Model Sertifikat Halal dalam Sistem Kapitalisme




Oleh : Elly Waluyo
(Anggota Aliansi Penulis Rindu Islam)



Sebagaimana definisi dari sistem kapitalisme yakni sistem yang hanya mementingkan pemilik modal dan berbasis pada keuntungan materi, maka pelaku dalam sistem ini akan selalu menghitung untung dan rugi, tak peduli apakah halal dan haram jalan yang ditempuh. Karena memang landasan sistem kapitalisme adalah kebebasan yang batasannya ditentukan sendiri oleh masing-masing individu. Sehingga tak mengherankan apabila terjadi banyak manipulasi aturan, termasuk juga syariat Islam.

Terkait produk halal yang menuai polemik akhir-akhir ini, disebabkan produk dengan nama-nama tidak sesuai standar fatwa MUI (Majelis Ulama Indonesia) seperti tuyul, tuak, beer, dan wine mendapat label halal dari BPJPH (Badan Penyelenggara Jaminan Produk Halal) Kementerian Agama. Diketahui bahwa produk tersebut mendapatkan label halal melalui jalur self declare, yang mana proses tersebut tanpa melalui audit dari Lembaga Pemeriksa Halal serta tidak melalui penetapan kehalalan dari Komisi Fatwa MUI. Asrorun Niam Sholeh selaku ketua MUI Bidang fatwa menegaskan bahwa klaim halal atas produk-produk tersebut bukan tanggung jawab MUI (https://www.beritasatu.com : 1 Oktober 2024).

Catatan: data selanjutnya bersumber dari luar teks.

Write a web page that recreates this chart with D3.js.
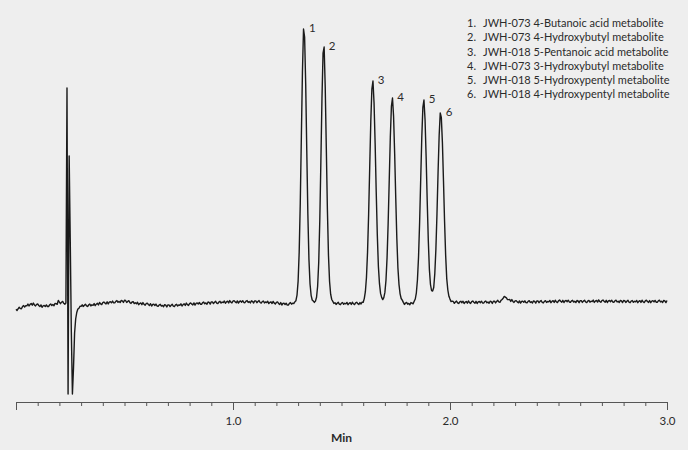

Bertolak belakang dengan pendapat Asrorun, dukungan terhadap peraturan tentang legalisasi penjualan miras (minuman keras) untuk menguatkan kontrol pemerintah, mengalir dari Gabungan Industri Pariwisata Indonesia (GIPI) Daerah Istimewa Yogyakarta (DIY) dan pelaku industri pariwisata DIY melalui Perhimpunan Hotel dan Restoran Indonesia (PHRI). Menurut Deddy Pranowo Eryono selaku Ketua PHRI DIY, miras merupakan produk penting dalam pariwisata terutama dalam memberikan pelayanan pada wisatawan asing, namun mengenai peredarannya, Deddy meminta diatur dengan ketat dan meminta pemerintah daerah menindak tegas penjual miras yang tidak sesuai aturan (https://kumparan.com : 3 Oktober 2024)

Demikianlah model sertifikat halal dalam negara bersistem kapitalisme yang dijadikan ladang bisnis. Demi keuntungan materi rela melakukan kamuflase dan mengotak atik aturan syariat pada persoalan halal dan haram yang merupakan hal prinsip dalam Islam. Asalkan zatnya halal, nama tak menjadi persoalan. Meskipun nama produk tersebut merujuk pada istilah atau nama yang menunjukkan keharaman zat yang terkandung didalamnya.

 Padahal tolak ukur demikian dapat menimbulkan kerancuan antara halal dan haramnya suatu benda. Namanya merujuk keharaman tapi labelnya halal sehingga dianggap aman untuk dikonsumsi. Apalagi pengajuan sertifikat halal tersebut berbatas waktu yang berdampak pada banyaknya berkas permintaan yang masuk sehingga analisis dan telaah hanya sebatas dokumen yang mendeskripsikan pengolahan, pengelolaan produk, bahan-bahan, foto produk  untuk diamati dan telaah, tanpa turun langsung melihat asal usul barang atau zat yang diajukan sertifikat halal tersebut. Hal ini tentu berpotensi membahayakan konsumen yang mayoritas muslim di negeri ini. 

Halal dan haramnya suatu produk untuk dikonsumsi merupakan prinsip dalam Islam. Oleh karenanya Islam mempunyai aturan mengenai benda atau zat yang halal dan  haram untuk dikonsumsi. Penerapan sistem Islam memposisikan negara sebagai perisai umat, pelindung agama, termasuk didalamnya adalah berkewajiban menyediakan dan menjamin kehalalan benda atau zat yang dikonsumsi umat.

 Negara memberikan layanan sertifikat halal dengan biaya yang murah bahkan gratis namun terjamin halal dan thoyyib. Dalam mengurusnya, negara memberikan mandat pada Qadhi Hisbah untuk mengawasi setiap hari di pasar-pasar, tempat pemotongan hewan, gudang-gudang pangan, pendistribusian produk, dan memastikan produk tidak terkena kecurangan atau kamuflase terkait kehalalannya. Demikianlah sistem Islam memberikan jaminan dan menyediakan perlindungan secara menyeluruh pada umatnya.